In my dance performances, I work with one other individual. I want to create a dyadic intimacy and explore the potential of what can be made. What we create derives from a predetermined choreographic form. The form is an armature for the individual performances. In each piece, the other performer and I decide and negotiate what the movements will be, as each performance demands that changes be made based on our physical capabilities and/or comfort levels. These decisions are informed rather than dictated by the choreography. In this way, ‘choreography,’ as it functions in my work, is a structure or mode of relating, and it is a basis for improvisation.
Every one of these duets is a specific education. Each body presents physical knowledge to the other, developing a vocabulary unique to the piece out of an identical choreographic structure and rote phrase-work. The piece is generative and rebellious; it builds upon itself and allows our experience to exceed its formal restrictions. It requires consent, openness to experimentation, and love for the unknown, ambiguous or queer territory of performance. What we perform is our relationship.
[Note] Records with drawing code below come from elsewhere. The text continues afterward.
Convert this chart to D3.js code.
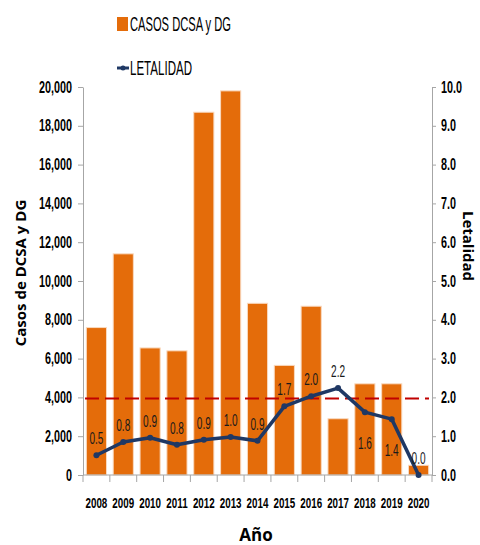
<!DOCTYPE html>
<html>
<head>
<meta charset="utf-8">
<script src="https://cdn.jsdelivr.net/npm/d3@7"></script>
<style>
  body { margin: 0; background: #fff; }
  .tick text { font-family: "Liberation Sans", Arial, sans-serif; font-weight: bold; fill: #000; }
  .tick line, .domain { stroke: #a6a6a6; }
</style>
</head>
<body>
<div id="chart"></div>
<script>
// datos
var anios = ["2008","2009","2010","2011","2012","2013","2014","2015","2016","2017","2018","2019","2020"];
var casos = [7600, 11400, 6550, 6400, 18700, 19800, 8850, 5650, 8700, 2900, 4700, 4700, 500];
var letalidad = [0.5, 0.8, 0.9, 0.8, 0.9, 1.0, 0.9, 1.7, 2.0, 2.2, 1.6, 1.4, 0.0];
// posicion real de los puntos (las etiquetas redondean)
var letalidadPuntos = [0.51, 0.85, 0.96, 0.78, 0.91, 0.98, 0.88, 1.77, 2.03, 2.24, 1.62, 1.44, 0.0];
var ticksCasos = [0, 2000, 4000, 6000, 8000, 10000, 12000, 14000, 16000, 18000, 20000];
var ticksLetalidad = [0, 1, 2, 3, 4, 5, 6, 7, 8, 9, 10];
var umbralLetalidad = 1.97;
// etiquetas que van debajo del punto
var etiquetaAbajo = ["2018", "2019"];

var width = 480, height = 545;
var mLeft = 83, mRight = 432, mTop = 87, mBottom = 475;

// texto angosto: ancho aproximado por caracter
function anchoAngosto(s, dig, punt) {
    var w = 0;
    for (var i = 0; i < s.length; i++) {
        w += (s[i] === "," || s[i] === ".") ? punt : dig;
    }
    return w;
}

var svg = d3.select("#chart").append("svg")
    .attr("width", width)
    .attr("height", height);

var x = d3.scaleBand()
    .domain(anios)
    .range([mLeft, mRight])
    .paddingInner(0.25)
    .paddingOuter(0.125);

var yCasos = d3.scaleLinear().domain([0, 20000]).range([mBottom, mTop]);
var yLet = d3.scaleLinear().domain([0, 10]).range([mBottom, mTop]);

// ejes
svg.append("g")
    .attr("transform", "translate(" + mLeft + ",0)")
    .call(d3.axisLeft(yCasos).tickValues(ticksCasos).tickFormat(d3.format(",")).tickSize(5).tickSizeOuter(0).tickPadding(6))
    .selectAll("text")
    .style("font-size", "16px")
    .attr("textLength", function () { return anchoAngosto(this.textContent, 6, 3); })
    .attr("lengthAdjust", "spacingAndGlyphs");

svg.append("g")
    .attr("transform", "translate(" + mRight + ",0)")
    .call(d3.axisRight(yLet).tickValues(ticksLetalidad).tickFormat(d3.format(".1f")).tickSize(4).tickSizeOuter(0).tickPadding(5))
    .selectAll("text")
    .style("font-size", "16px")
    .attr("textLength", function () { return anchoAngosto(this.textContent, 6, 3); })
    .attr("lengthAdjust", "spacingAndGlyphs");

// barras
svg.selectAll(".bar")
    .data(anios)
    .enter()
    .append("rect")
    .attr("class", "bar")
    .attr("x", function (d) { return x(d); })
    .attr("width", x.bandwidth())
    .attr("y", function (d, i) { return yCasos(casos[i]); })
    .attr("height", function (d, i) { return mBottom - yCasos(casos[i]); })
    .attr("fill", "#e46c0a")
    .attr("stroke", "#f9d9bf")
    .attr("stroke-width", 1);

// eje x
var gx = svg.append("g").attr("transform", "translate(0," + mBottom + ")");
gx.append("line")
    .attr("x1", mLeft).attr("x2", mRight)
    .attr("stroke", "#a6a6a6");
var bordes = anios.map(function (d) { return x(d) - (x.step() - x.bandwidth()) / 2; });
bordes.push(mRight);
gx.selectAll(".xtick")
    .data(bordes)
    .enter()
    .append("line")
    .attr("x1", function (d) { return d; })
    .attr("x2", function (d) { return d; })
    .attr("y1", 0).attr("y2", 7)
    .attr("stroke", "#a6a6a6");
// años angostos con escala horizontal
gx.selectAll(".xlabel")
    .data(anios)
    .enter()
    .append("text")
    .attr("transform", function (d) {
        return "translate(" + (x(d) + x.bandwidth() / 2) + ",33) scale(0.7,1)";
    })
    .attr("text-anchor", "middle")
    .style("font-family", "'Liberation Sans', Arial, sans-serif")
    .style("font-weight", "bold")
    .style("font-size", "14px")
    .text(function (d) { return d; });

// linea de referencia
svg.append("line")
    .attr("x1", mLeft + 2).attr("x2", mRight - 3)
    .attr("y1", yLet(umbralLetalidad)).attr("y2", yLet(umbralLetalidad))
    .attr("stroke", "#c00000")
    .attr("stroke-width", 2)
    .attr("stroke-dasharray", "14,6");

// letalidad
var linea = d3.line()
    .x(function (d, i) { return x(anios[i]) + x.bandwidth() / 2; })
    .y(function (d) { return yLet(d); });

svg.append("path")
    .datum(letalidadPuntos)
    .attr("d", linea)
    .attr("fill", "none")
    .attr("stroke", "#1f3864")
    .attr("stroke-width", 3.5)
    .attr("stroke-linejoin", "round");

svg.selectAll(".punto")
    .data(letalidadPuntos)
    .enter()
    .append("circle")
    .attr("cx", function (d, i) { return x(anios[i]) + x.bandwidth() / 2; })
    .attr("cy", function (d) { return yLet(d); })
    .attr("r", 3)
    .attr("fill", "#1f3864");

svg.selectAll(".etiqueta")
    .data(letalidad)
    .enter()
    .append("text")
    .attr("x", function (d, i) { return x(anios[i]) + x.bandwidth() / 2 - 7; })
    .attr("y", function (d, i) {
        var py = yLet(letalidadPuntos[i]);
        return etiquetaAbajo.indexOf(anios[i]) >= 0 ? py + 37 : py - 11;
    })
    .attr("textLength", 14)
    .attr("lengthAdjust", "spacingAndGlyphs")
    .style("font-family", "'Liberation Sans', Arial, sans-serif")
    .style("font-size", "16px")
    .attr("fill", "#1a1a1a")
    .text(function (d) { return d.toFixed(1); });

// titulos
svg.append("text")
    .attr("transform", "translate(26,273) rotate(-90)")
    .attr("text-anchor", "middle")
    .style("font-family", "'Open Sans', sans-serif")
    .style("font-weight", "bold")
    .style("font-size", "15px")
    .text("Casos de DCSA y DG");

svg.append("text")
    .attr("transform", "translate(463,246) rotate(90)")
    .attr("text-anchor", "middle")
    .style("font-family", "'Open Sans', sans-serif")
    .style("font-weight", "bold")
    .style("font-size", "15px")
    .text("Letalidad");

svg.append("text")
    .attr("x", 256).attr("y", 541)
    .attr("text-anchor", "middle")
    .style("font-family", "'Open Sans', sans-serif")
    .style("font-weight", "bold")
    .style("font-size", "17px")
    .text("Año");

// leyenda
var leyenda = svg.append("g");
leyenda.append("rect")
    .attr("x", 117).attr("y", 17)
    .attr("width", 11).attr("height", 14)
    .attr("fill", "#e46c0a");
leyenda.append("text")
    .attr("x", 130).attr("y", 31)
    .attr("textLength", 101)
    .attr("lengthAdjust", "spacingAndGlyphs")
    .style("font-family", "'Liberation Sans', Arial, sans-serif")
    .style("font-size", "20px")
    .text("CASOS DCSA y DG");
leyenda.append("line")
    .attr("x1", 117).attr("x2", 129)
    .attr("y1", 68).attr("y2", 68)
    .attr("stroke", "#1f3864").attr("stroke-width", 3);
leyenda.append("circle")
    .attr("cx", 123).attr("cy", 68).attr("r", 2.5)
    .attr("fill", "#1f3864");
leyenda.append("text")
    .attr("x", 130).attr("y", 75)
    .attr("textLength", 62)
    .attr("lengthAdjust", "spacingAndGlyphs")
    .style("font-family", "'Liberation Sans', Arial, sans-serif")
    .style("font-size", "20px")
    .text("LETALIDAD");
</script>
</body>
</html>
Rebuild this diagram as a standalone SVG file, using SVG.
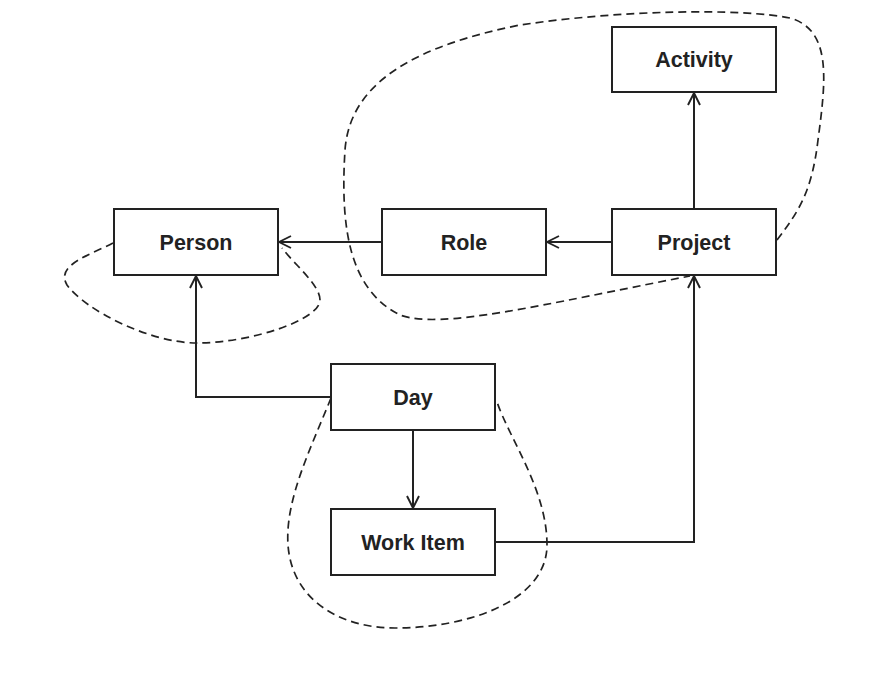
<svg xmlns="http://www.w3.org/2000/svg" width="895" height="674" viewBox="0 0 895 674">
<defs>
<style>
.box{fill:#fff;stroke:#222;stroke-width:2}
.lbl{font-family:"Liberation Sans",Arial,sans-serif;font-weight:bold;font-size:21.5px;fill:#222;text-anchor:middle}
.edge{fill:none;stroke:#222;stroke-width:2}
.blob{fill:none;stroke:#222;stroke-width:1.7;stroke-dasharray:8 5}
</style>
<marker id="arr" viewBox="0 0 14 14" refX="13" refY="7" markerWidth="14" markerHeight="14" markerUnits="userSpaceOnUse" orient="auto">
<path d="M1,1 L13,7 L1,13" fill="none" stroke="#222" stroke-width="1.9"/>
</marker>
</defs>
<rect width="895" height="674" fill="#fff"/>
<g id="groups">
<path class="blob" d="M113,243 C 90,255 55,265 67,285 C 85,310 150,343 197,343 C 250,343 320,320 320,300 C 320,285 295,265 282,248"/>
<path class="blob" d="M777,240 C 800,210 812,190 818,140 C 826,80 832,30 790,18 C 740,8 620,10 520,25 C 420,45 350,80 345,150 C 340,230 350,290 400,315 C 440,330 540,305 690,276"/>
<path class="blob" d="M331,398 C 310,450 285,500 288,545 C 292,600 340,628 395,628 C 470,628 547,600 547,545 C 547,490 510,440 497,402"/>
</g>
<g id="connectors">
<path class="edge" d="M694,209 L694,93" marker-end="url(#arr)"/>
<path class="edge" d="M612,242 L547,242" marker-end="url(#arr)"/>
<path class="edge" d="M382,242 L279,242" marker-end="url(#arr)"/>
<path class="edge" d="M331,397 L196,397 L196,276" marker-end="url(#arr)"/>
<path class="edge" d="M413,430 L413,508" marker-end="url(#arr)"/>
<path class="edge" d="M495,542 L694,542 L694,276" marker-end="url(#arr)"/>
</g>
<g id="activity"><rect class="box" x="612" y="27" width="164" height="65"/><text class="lbl" x="694" y="67">Activity</text></g>
<g id="project"><rect class="box" x="612" y="209" width="164" height="66"/><text class="lbl" x="694" y="249.5">Project</text></g>
<g id="role"><rect class="box" x="382" y="209" width="164" height="66"/><text class="lbl" x="464" y="249.5">Role</text></g>
<g id="person"><rect class="box" x="114" y="209" width="164" height="66"/><text class="lbl" x="196" y="249.5">Person</text></g>
<g id="day"><rect class="box" x="331" y="364" width="164" height="66"/><text class="lbl" x="413" y="404.5">Day</text></g>
<g id="workitem"><rect class="box" x="331" y="509" width="164" height="66"/><text class="lbl" x="413" y="549.5">Work Item</text></g>
</svg>
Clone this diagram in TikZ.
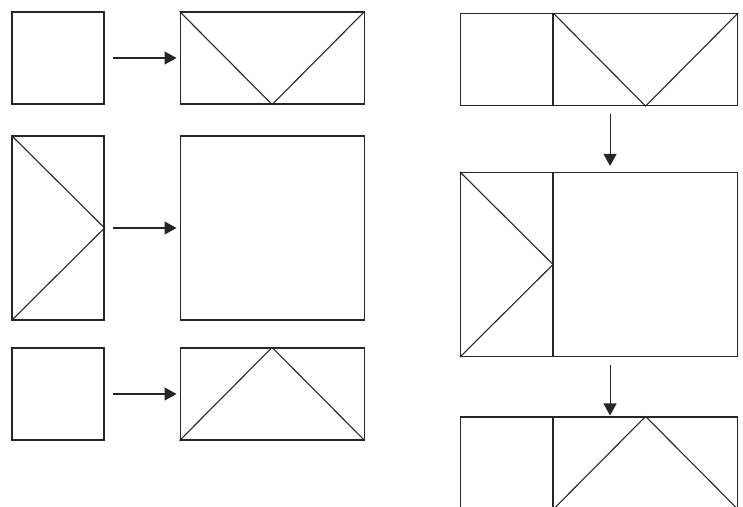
\documentclass[tikz,border=0pt]{standalone}
\usetikzlibrary{positioning}
\usetikzlibrary{arrows.meta}
\tikzset{node distance=75pt,
    box/.style={
        draw,
        inner sep=0pt,
        minimum width=92pt,
        minimum height=92pt},
    wide/.style={box, minimum width=184pt},
    tall/.style={box, minimum height=184pt},
    big/.style={box, minimum width=184pt, minimum height=184pt},
    arr/.style={
        draw,
        -{Triangle[length=12pt,width=13pt]},
        shorten <=8pt,
        shorten >=3pt}}

\begin{document}
\begin{tikzpicture}[line width=1.1pt, draw=black!85]
        \clip (0,0) rectangle (743pt,-506pt);
        % left column
        \node[box] (a1) at (58pt,-58pt) {};
        \node[wide, right=of a1] (b1) {};
        \node[tall] (a2) at (58pt,-228pt) {};
        \node[big, right=of a2] (b2) {};
        \node[box] (a3) at (58pt,-394pt) {};
        \node[wide, right=of a3] (b3) {};
        \draw[arr] (a1) -- (b1);
        \draw[arr] (a2) -- (b2);
        \draw[arr] (a3) -- (b3);
        \draw (b1.north west) -- (b1.south) -- (b1.north east);
        \draw (a2.north west) -- (a2.east) -- (a2.south west);
        \draw (b3.south west) -- (b3.north) -- (b3.south east);
        % right column
        \node[box] (c1) at (506.5pt,-59.5pt) {};
        \node[wide, right=0pt of c1] (d1) {};
        \node[tall] (c2) at (506.5pt,-264.5pt) {};
        \node[big, right=0pt of c2] (d2) {};
        \node[box] (c3) at (506.5pt,-463pt) {};
        \node[wide, right=0pt of c3] (d3) {};
        \draw[arr, shorten >=6pt] ([xshift=57pt]d1.south west) -- ([xshift=57pt]d2.north west);
        \draw[arr, shorten >=1pt] ([xshift=57pt]d2.south west) -- ([xshift=57pt]d3.north west);
        \draw (d1.north west) -- (d1.south) -- (d1.north east);
        \draw (c2.north west) -- (c2.east) -- (c2.south west);
        \draw (d3.south west) -- (d3.north) -- (d3.south east);
    \end{tikzpicture}
\end{document}
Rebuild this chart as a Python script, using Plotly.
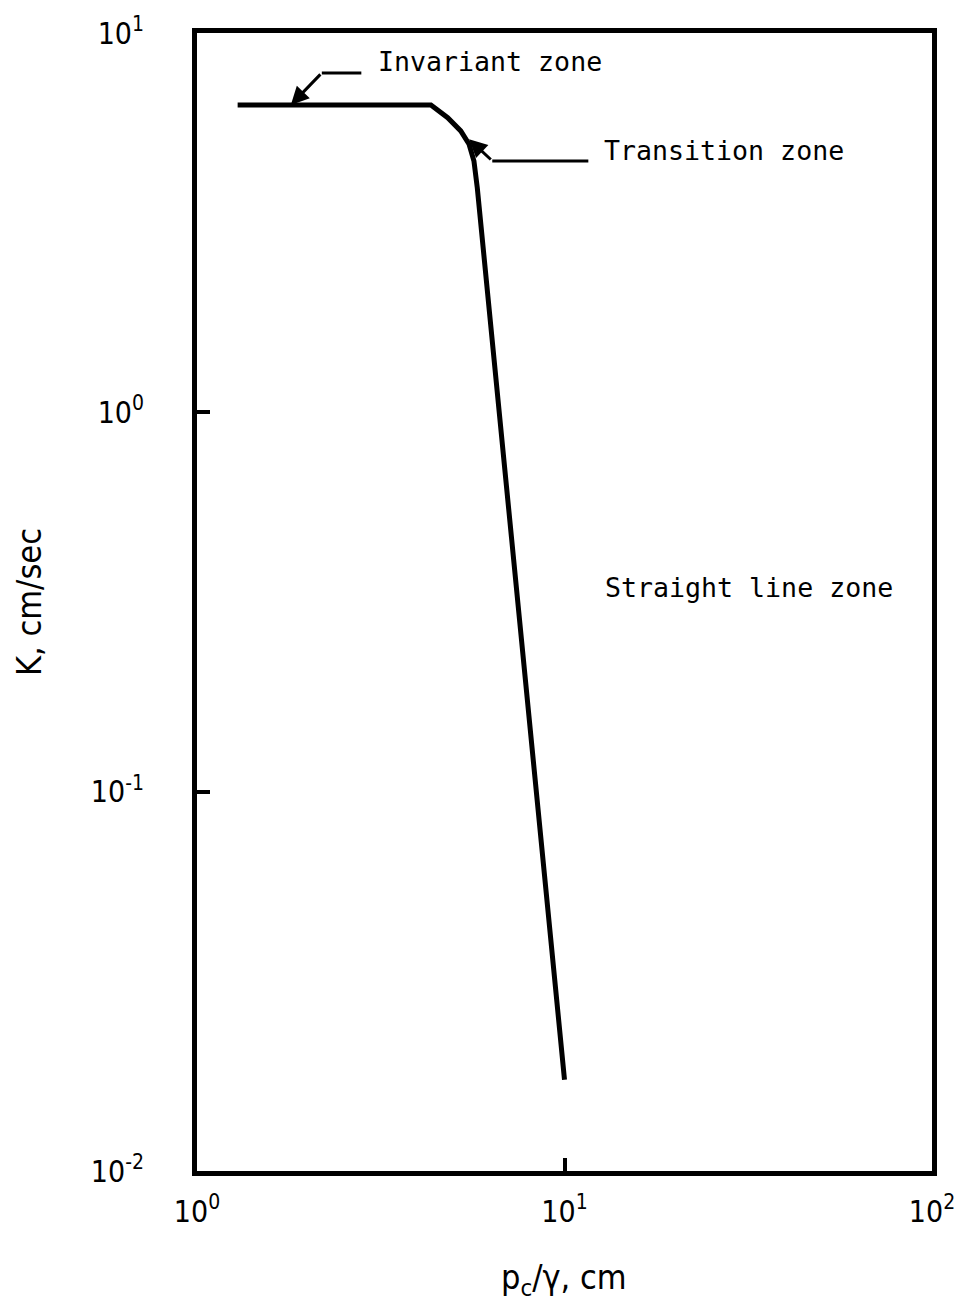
import math
import plotly.graph_objects as go

# Hydraulic conductivity vs. capillary pressure head (log-log)
pressure_head = [1.29, 4.33, 4.81, 5.22, 5.50, 5.67, 5.79, 10.0]
conductivity = [6.46, 6.46, 5.98, 5.52, 5.09, 4.60, 3.91, 0.0174]

x_tick_vals = [1, 10, 100]
x_tick_text = ["10<sup>0</sup>", "10<sup>1</sup>", "10<sup>2</sup>"]
y_tick_vals = [0.01, 0.1, 1, 10]
y_tick_text = ["10<sup>-2</sup>", "10<sup>-1</sup>", "10<sup>0</sup>", "10<sup>1</sup>"]

TICK_FONT = "Liberation Sans Narrow, DejaVu Sans Condensed, Liberation Sans, Arial, sans-serif"
NOTE_FONT = "DejaVu Sans Mono, Liberation Mono, monospace"

L = math.log10

fig = go.Figure()

fig.add_trace(go.Scatter(
    x=pressure_head, y=conductivity, mode="lines",
    line=dict(color="black", width=5), showlegend=False, hoverinfo="skip",
))

# horizontal parts of the zone leader lines
fig.add_trace(go.Scatter(
    x=[2.186, 2.80], y=[7.85, 7.85], mode="lines",
    line=dict(color="black", width=3), showlegend=False, hoverinfo="skip",
))
fig.add_trace(go.Scatter(
    x=[6.36, 11.61], y=[4.60, 4.60], mode="lines",
    line=dict(color="black", width=3), showlegend=False, hoverinfo="skip",
))

annotations = [
    # arrowed diagonals of the leaders (log units on log axes)
    dict(x=L(1.80), y=L(6.46), ax=L(2.186), ay=L(7.85), axref="x", ayref="y",
         xref="x", yref="y", text="", showarrow=True, arrowhead=2,
         arrowsize=1.2, arrowwidth=3, arrowcolor="black", standoff=0),
    dict(x=L(5.50), y=L(5.25), ax=L(6.36), ay=L(4.60), axref="x", ayref="y",
         xref="x", yref="y", text="", showarrow=True, arrowhead=2,
         arrowsize=1.2, arrowwidth=3, arrowcolor="black", standoff=0),
    dict(x=0.488, y=0.9236, xref="x", yref="y", text="Invariant zone",
         showarrow=False, xanchor="left", yanchor="middle",
         font=dict(family=NOTE_FONT, size=26.6, color="black")),
    dict(x=1.1024, y=0.6892, xref="x", yref="y", text="Transition zone",
         showarrow=False, xanchor="left", yanchor="middle",
         font=dict(family=NOTE_FONT, size=26.6, color="black")),
    dict(x=1.105, y=-0.4617, xref="x", yref="y", text="Straight line zone",
         showarrow=False, xanchor="left", yanchor="middle",
         font=dict(family=NOTE_FONT, size=26.6, color="black")),
    # axis titles
    dict(x=0, y=0.5, xref="paper", yref="paper", xshift=-168,
         text="K, cm/sec", textangle=-90, showarrow=False,
         xanchor="center", yanchor="middle",
         font=dict(family=TICK_FONT, size=34, color="black")),
    dict(x=0.5, y=0, xref="paper", yref="paper", yshift=-108, xshift=-1,
         text="p<sub>c</sub>/\u03b3, cm", showarrow=False,
         xanchor="center", yanchor="middle",
         font=dict(family=TICK_FONT, size=34, color="black")),
]

axis_common = dict(
    showgrid=False, zeroline=False, showline=True, mirror=True,
    linecolor="black", linewidth=5, ticks="inside", ticklen=13,
    tickwidth=4, tickcolor="black", ticklabeloverflow="allow",
    tickfont=dict(family=TICK_FONT, size=30, color="black"),
)

fig.update_layout(
    width=967, height=1306,
    margin=dict(l=197, r=28, t=32, b=135),
    paper_bgcolor="white", plot_bgcolor="white",
    xaxis=dict(type="log", range=[0, 2], tickvals=x_tick_vals,
               ticktext=x_tick_text, ticklabelstandoff=10, **axis_common),
    yaxis=dict(type="log", range=[-2, 1], tickvals=y_tick_vals,
               ticktext=y_tick_text, ticklabelstandoff=42, **axis_common),
    annotations=annotations,
    showlegend=False,
)

fig.write_html("out.html")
I am interested in the private experience of the performer that is sometimes in total isolation from the audience or the audience's reaction or interpretation. Dance is both subject and means of my research: it is the place where I explore how making work transforms me and others. I am not necessarily interested in ability or virtuosity, or form. I am interested in the thing that we share, or the thing that we can make. The relational practice generated through rehearsing lives as the work and the final performance is a small glimpse into that life which is created and sustained by our mistakes, pleasures and connections with each other. These pieces allow me and any other willing performer to be in a relationship, (competitive, familial, romantic, antagonistic, sexual, or otherwise) for any given period of time with varying levels of intensity and commitment required.
'brother sister lover' began as a collaboration with Gideon Grody-Patinkin. It was first performed as a works-in-progress in November 2011 at Open Performance through Movement Research. The piece was re-worked and newly developed with Joseph Teeling in February 2012 through Workshop, an itinerant performance space organized by Samara Davis and Alex Fleming. It has most recently been performed as an iteration called 'The Tirade' with Kate Berlant in June and September of 2012, and performed again as another iteration with Ana Lieberman in January 2013.